(Goal of the exercise) Return each line of the material verbatim.
--- start Input data ---
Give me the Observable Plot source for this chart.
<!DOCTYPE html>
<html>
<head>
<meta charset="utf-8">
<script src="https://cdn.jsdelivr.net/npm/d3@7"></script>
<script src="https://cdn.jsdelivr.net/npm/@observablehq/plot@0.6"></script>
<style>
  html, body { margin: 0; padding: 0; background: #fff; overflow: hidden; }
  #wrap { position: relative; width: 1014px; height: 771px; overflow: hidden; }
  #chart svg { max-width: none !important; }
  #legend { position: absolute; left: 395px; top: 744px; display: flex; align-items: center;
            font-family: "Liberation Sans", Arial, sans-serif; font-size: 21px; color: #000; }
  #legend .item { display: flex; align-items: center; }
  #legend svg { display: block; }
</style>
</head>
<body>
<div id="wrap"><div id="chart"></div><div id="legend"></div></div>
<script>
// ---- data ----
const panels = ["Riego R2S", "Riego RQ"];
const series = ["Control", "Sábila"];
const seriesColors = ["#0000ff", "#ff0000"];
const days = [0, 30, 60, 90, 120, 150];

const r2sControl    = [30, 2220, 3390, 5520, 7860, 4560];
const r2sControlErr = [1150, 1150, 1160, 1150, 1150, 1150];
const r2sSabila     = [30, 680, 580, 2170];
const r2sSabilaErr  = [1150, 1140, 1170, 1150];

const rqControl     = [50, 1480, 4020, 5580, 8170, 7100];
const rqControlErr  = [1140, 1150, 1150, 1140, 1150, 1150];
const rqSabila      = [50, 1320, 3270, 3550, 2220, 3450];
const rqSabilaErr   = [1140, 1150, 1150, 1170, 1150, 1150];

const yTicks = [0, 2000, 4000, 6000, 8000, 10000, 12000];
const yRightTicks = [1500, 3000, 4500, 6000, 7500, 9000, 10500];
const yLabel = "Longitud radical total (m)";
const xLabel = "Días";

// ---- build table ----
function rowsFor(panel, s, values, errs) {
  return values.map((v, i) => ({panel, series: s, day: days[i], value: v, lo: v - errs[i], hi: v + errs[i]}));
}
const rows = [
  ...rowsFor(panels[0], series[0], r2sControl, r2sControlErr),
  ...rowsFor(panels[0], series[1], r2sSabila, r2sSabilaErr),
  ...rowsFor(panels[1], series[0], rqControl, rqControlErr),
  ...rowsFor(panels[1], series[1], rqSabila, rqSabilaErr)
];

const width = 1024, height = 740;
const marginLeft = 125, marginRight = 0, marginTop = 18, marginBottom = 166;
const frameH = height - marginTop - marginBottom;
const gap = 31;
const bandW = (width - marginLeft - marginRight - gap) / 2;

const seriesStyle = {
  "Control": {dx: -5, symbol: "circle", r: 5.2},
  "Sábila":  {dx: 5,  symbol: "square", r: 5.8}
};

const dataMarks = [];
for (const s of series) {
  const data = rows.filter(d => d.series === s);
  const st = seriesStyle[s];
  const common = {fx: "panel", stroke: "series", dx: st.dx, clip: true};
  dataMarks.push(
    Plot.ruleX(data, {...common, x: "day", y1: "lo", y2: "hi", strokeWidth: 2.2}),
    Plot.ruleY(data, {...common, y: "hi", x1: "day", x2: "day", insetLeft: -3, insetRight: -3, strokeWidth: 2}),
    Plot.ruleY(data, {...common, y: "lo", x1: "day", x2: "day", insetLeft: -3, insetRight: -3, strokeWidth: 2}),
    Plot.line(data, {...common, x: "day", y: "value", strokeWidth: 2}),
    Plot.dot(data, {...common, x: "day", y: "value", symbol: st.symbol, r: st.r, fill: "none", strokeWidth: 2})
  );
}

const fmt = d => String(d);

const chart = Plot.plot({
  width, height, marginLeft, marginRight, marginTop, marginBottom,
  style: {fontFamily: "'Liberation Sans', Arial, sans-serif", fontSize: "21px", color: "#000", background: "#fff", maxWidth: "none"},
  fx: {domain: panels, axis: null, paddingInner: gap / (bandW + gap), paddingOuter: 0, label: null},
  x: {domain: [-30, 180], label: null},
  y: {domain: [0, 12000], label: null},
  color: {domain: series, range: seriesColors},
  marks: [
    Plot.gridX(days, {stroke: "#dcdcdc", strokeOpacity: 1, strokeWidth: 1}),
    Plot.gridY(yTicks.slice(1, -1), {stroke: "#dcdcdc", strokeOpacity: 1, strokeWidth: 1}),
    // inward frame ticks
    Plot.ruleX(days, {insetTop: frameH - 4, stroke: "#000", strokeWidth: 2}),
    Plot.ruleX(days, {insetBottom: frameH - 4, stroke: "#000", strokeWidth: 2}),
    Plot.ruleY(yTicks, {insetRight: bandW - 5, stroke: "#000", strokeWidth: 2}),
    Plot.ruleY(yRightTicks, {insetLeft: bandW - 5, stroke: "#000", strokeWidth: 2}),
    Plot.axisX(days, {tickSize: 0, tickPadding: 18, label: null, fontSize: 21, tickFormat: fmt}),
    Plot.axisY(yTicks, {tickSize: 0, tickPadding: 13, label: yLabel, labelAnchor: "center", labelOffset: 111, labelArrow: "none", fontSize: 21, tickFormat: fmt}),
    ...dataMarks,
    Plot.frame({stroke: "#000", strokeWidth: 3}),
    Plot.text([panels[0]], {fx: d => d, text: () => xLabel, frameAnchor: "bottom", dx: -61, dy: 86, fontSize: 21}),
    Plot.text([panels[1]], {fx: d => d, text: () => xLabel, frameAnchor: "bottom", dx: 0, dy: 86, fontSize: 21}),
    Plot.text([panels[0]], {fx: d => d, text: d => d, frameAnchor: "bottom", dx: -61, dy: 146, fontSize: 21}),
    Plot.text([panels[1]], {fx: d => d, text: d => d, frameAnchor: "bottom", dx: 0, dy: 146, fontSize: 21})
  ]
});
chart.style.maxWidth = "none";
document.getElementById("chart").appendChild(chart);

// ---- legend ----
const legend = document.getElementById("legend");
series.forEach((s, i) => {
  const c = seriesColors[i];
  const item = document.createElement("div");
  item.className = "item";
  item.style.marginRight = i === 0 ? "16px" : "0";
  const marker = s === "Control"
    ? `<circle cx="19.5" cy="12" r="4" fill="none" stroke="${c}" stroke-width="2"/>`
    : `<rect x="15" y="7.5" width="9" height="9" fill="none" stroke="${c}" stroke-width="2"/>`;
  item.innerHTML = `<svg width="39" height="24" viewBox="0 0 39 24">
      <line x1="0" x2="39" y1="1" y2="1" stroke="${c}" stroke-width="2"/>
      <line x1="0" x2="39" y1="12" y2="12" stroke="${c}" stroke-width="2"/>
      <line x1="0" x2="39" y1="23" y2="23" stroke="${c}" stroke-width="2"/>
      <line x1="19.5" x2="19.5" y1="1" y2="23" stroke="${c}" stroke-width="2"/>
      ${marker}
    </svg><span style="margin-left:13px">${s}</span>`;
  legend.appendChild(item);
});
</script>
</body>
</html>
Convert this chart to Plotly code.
--- end Input data ---
(Solution to this problem)
Give me the Observable Plot source for this chart.
<!DOCTYPE html>
<html>
<head>
<meta charset="utf-8">
<script src="https://cdn.jsdelivr.net/npm/d3@7"></script>
<script src="https://cdn.jsdelivr.net/npm/@observablehq/plot@0.6"></script>
<style>
  html, body { margin: 0; padding: 0; background: #fff; overflow: hidden; }
  #wrap { position: relative; width: 1014px; height: 771px; overflow: hidden; }
  #chart svg { max-width: none !important; }
  #legend { position: absolute; left: 395px; top: 744px; display: flex; align-items: center;
            font-family: "Liberation Sans", Arial, sans-serif; font-size: 21px; color: #000; }
  #legend .item { display: flex; align-items: center; }
  #legend svg { display: block; }
</style>
</head>
<body>
<div id="wrap"><div id="chart"></div><div id="legend"></div></div>
<script>
// ---- data ----
const panels = ["Riego R2S", "Riego RQ"];
const series = ["Control", "Sábila"];
const seriesColors = ["#0000ff", "#ff0000"];
const days = [0, 30, 60, 90, 120, 150];

const r2sControl    = [30, 2220, 3390, 5520, 7860, 4560];
const r2sControlErr = [1150, 1150, 1160, 1150, 1150, 1150];
const r2sSabila     = [30, 680, 580, 2170];
const r2sSabilaErr  = [1150, 1140, 1170, 1150];

const rqControl     = [50, 1480, 4020, 5580, 8170, 7100];
const rqControlErr  = [1140, 1150, 1150, 1140, 1150, 1150];
const rqSabila      = [50, 1320, 3270, 3550, 2220, 3450];
const rqSabilaErr   = [1140, 1150, 1150, 1170, 1150, 1150];

const yTicks = [0, 2000, 4000, 6000, 8000, 10000, 12000];
const yRightTicks = [1500, 3000, 4500, 6000, 7500, 9000, 10500];
const yLabel = "Longitud radical total (m)";
const xLabel = "Días";

// ---- build table ----
function rowsFor(panel, s, values, errs) {
  return values.map((v, i) => ({panel, series: s, day: days[i], value: v, lo: v - errs[i], hi: v + errs[i]}));
}
const rows = [
  ...rowsFor(panels[0], series[0], r2sControl, r2sControlErr),
  ...rowsFor(panels[0], series[1], r2sSabila, r2sSabilaErr),
  ...rowsFor(panels[1], series[0], rqControl, rqControlErr),
  ...rowsFor(panels[1], series[1], rqSabila, rqSabilaErr)
];

const width = 1024, height = 740;
const marginLeft = 125, marginRight = 0, marginTop = 18, marginBottom = 166;
const frameH = height - marginTop - marginBottom;
const gap = 31;
const bandW = (width - marginLeft - marginRight - gap) / 2;

const seriesStyle = {
  "Control": {dx: -5, symbol: "circle", r: 5.2},
  "Sábila":  {dx: 5,  symbol: "square", r: 5.8}
};

const dataMarks = [];
for (const s of series) {
  const data = rows.filter(d => d.series === s);
  const st = seriesStyle[s];
  const common = {fx: "panel", stroke: "series", dx: st.dx, clip: true};
  dataMarks.push(
    Plot.ruleX(data, {...common, x: "day", y1: "lo", y2: "hi", strokeWidth: 2.2}),
    Plot.ruleY(data, {...common, y: "hi", x1: "day", x2: "day", insetLeft: -3, insetRight: -3, strokeWidth: 2}),
    Plot.ruleY(data, {...common, y: "lo", x1: "day", x2: "day", insetLeft: -3, insetRight: -3, strokeWidth: 2}),
    Plot.line(data, {...common, x: "day", y: "value", strokeWidth: 2}),
    Plot.dot(data, {...common, x: "day", y: "value", symbol: st.symbol, r: st.r, fill: "none", strokeWidth: 2})
  );
}

const fmt = d => String(d);

const chart = Plot.plot({
  width, height, marginLeft, marginRight, marginTop, marginBottom,
  style: {fontFamily: "'Liberation Sans', Arial, sans-serif", fontSize: "21px", color: "#000", background: "#fff", maxWidth: "none"},
  fx: {domain: panels, axis: null, paddingInner: gap / (bandW + gap), paddingOuter: 0, label: null},
  x: {domain: [-30, 180], label: null},
  y: {domain: [0, 12000], label: null},
  color: {domain: series, range: seriesColors},
  marks: [
    Plot.gridX(days, {stroke: "#dcdcdc", strokeOpacity: 1, strokeWidth: 1}),
    Plot.gridY(yTicks.slice(1, -1), {stroke: "#dcdcdc", strokeOpacity: 1, strokeWidth: 1}),
    // inward frame ticks
    Plot.ruleX(days, {insetTop: frameH - 4, stroke: "#000", strokeWidth: 2}),
    Plot.ruleX(days, {insetBottom: frameH - 4, stroke: "#000", strokeWidth: 2}),
    Plot.ruleY(yTicks, {insetRight: bandW - 5, stroke: "#000", strokeWidth: 2}),
    Plot.ruleY(yRightTicks, {insetLeft: bandW - 5, stroke: "#000", strokeWidth: 2}),
    Plot.axisX(days, {tickSize: 0, tickPadding: 18, label: null, fontSize: 21, tickFormat: fmt}),
    Plot.axisY(yTicks, {tickSize: 0, tickPadding: 13, label: yLabel, labelAnchor: "center", labelOffset: 111, labelArrow: "none", fontSize: 21, tickFormat: fmt}),
    ...dataMarks,
    Plot.frame({stroke: "#000", strokeWidth: 3}),
    Plot.text([panels[0]], {fx: d => d, text: () => xLabel, frameAnchor: "bottom", dx: -61, dy: 86, fontSize: 21}),
    Plot.text([panels[1]], {fx: d => d, text: () => xLabel, frameAnchor: "bottom", dx: 0, dy: 86, fontSize: 21}),
    Plot.text([panels[0]], {fx: d => d, text: d => d, frameAnchor: "bottom", dx: -61, dy: 146, fontSize: 21}),
    Plot.text([panels[1]], {fx: d => d, text: d => d, frameAnchor: "bottom", dx: 0, dy: 146, fontSize: 21})
  ]
});
chart.style.maxWidth = "none";
document.getElementById("chart").appendChild(chart);

// ---- legend ----
const legend = document.getElementById("legend");
series.forEach((s, i) => {
  const c = seriesColors[i];
  const item = document.createElement("div");
  item.className = "item";
  item.style.marginRight = i === 0 ? "16px" : "0";
  const marker = s === "Control"
    ? `<circle cx="19.5" cy="12" r="4" fill="none" stroke="${c}" stroke-width="2"/>`
    : `<rect x="15" y="7.5" width="9" height="9" fill="none" stroke="${c}" stroke-width="2"/>`;
  item.innerHTML = `<svg width="39" height="24" viewBox="0 0 39 24">
      <line x1="0" x2="39" y1="1" y2="1" stroke="${c}" stroke-width="2"/>
      <line x1="0" x2="39" y1="12" y2="12" stroke="${c}" stroke-width="2"/>
      <line x1="0" x2="39" y1="23" y2="23" stroke="${c}" stroke-width="2"/>
      <line x1="19.5" x2="19.5" y1="1" y2="23" stroke="${c}" stroke-width="2"/>
      ${marker}
    </svg><span style="margin-left:13px">${s}</span>`;
  legend.appendChild(item);
});
</script>
</body>
</html>
Convert this chart to Plotly code.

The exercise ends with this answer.